I guess this is also where experience comes into play - in Dave Jones layout PDF ( he makes that point as well, that if you give the same schematic to 100 people they will come back with 100 different layouts; That is one of the (mental) hurdles I have to clear am i doing this the right way? or am i doing this the most efficient way and sometimes it needs to be “if i do it this way will i achieve by goals?” (i.e.: will it work)

great point to reinforce setting good design rules and running the DRC; I watched Phil’s Lab (another newish YouTuber in this space) last night route BGA’s and… wow!

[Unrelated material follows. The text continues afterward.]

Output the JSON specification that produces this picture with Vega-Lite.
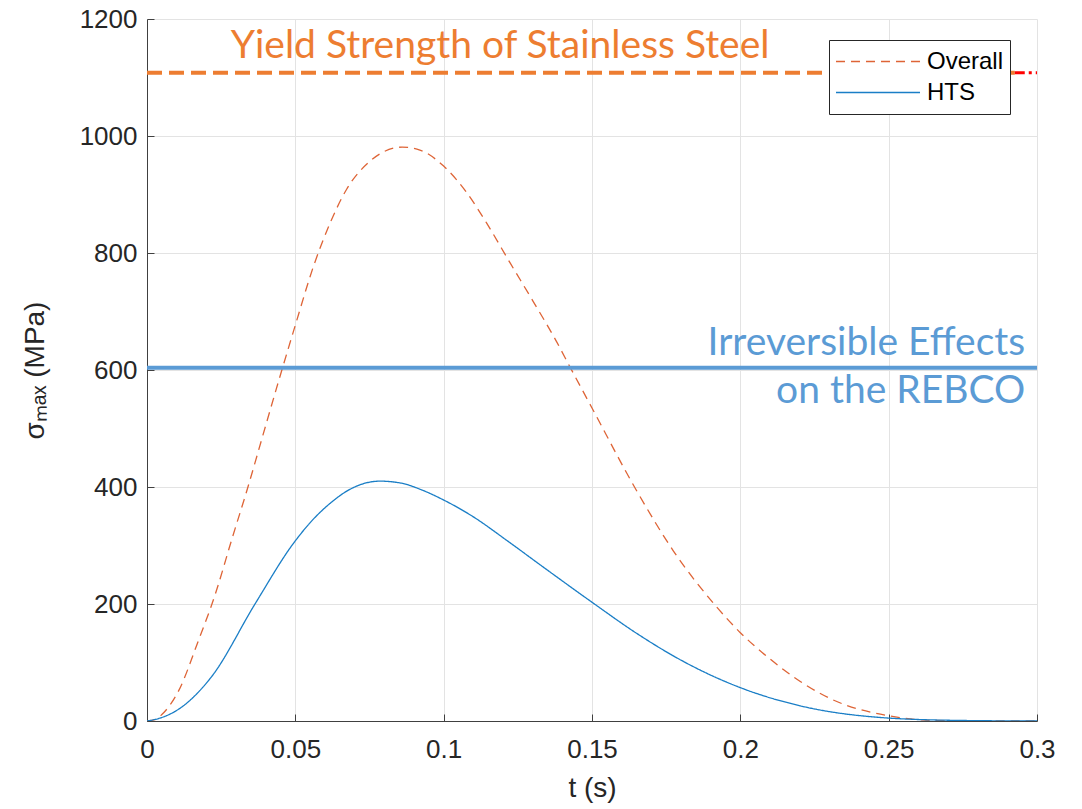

but (and this is for my benefit as much as anyone reading later) - the biggest take away is it looks easy watching someone else do it, but try it yourself with no prior knowledge of the solution! (and again, this is the strong benefit of the CE courses, there was lots of “heres the requirement, what would you do” type questions.

1 Like

Short Answer: Yes.

Longer answer: If you pack everything as tightly as possible initially:

  1. You frequently find you’ve “painted yourself into a corner” and have no room to jiggle things to make things fit as the layout progresses.
  2. PCB spacing rules are generally absolute minimums. More room improves yields.
  3. moving the via to the side and down leaves room for more traces parallel to the line of lead holes.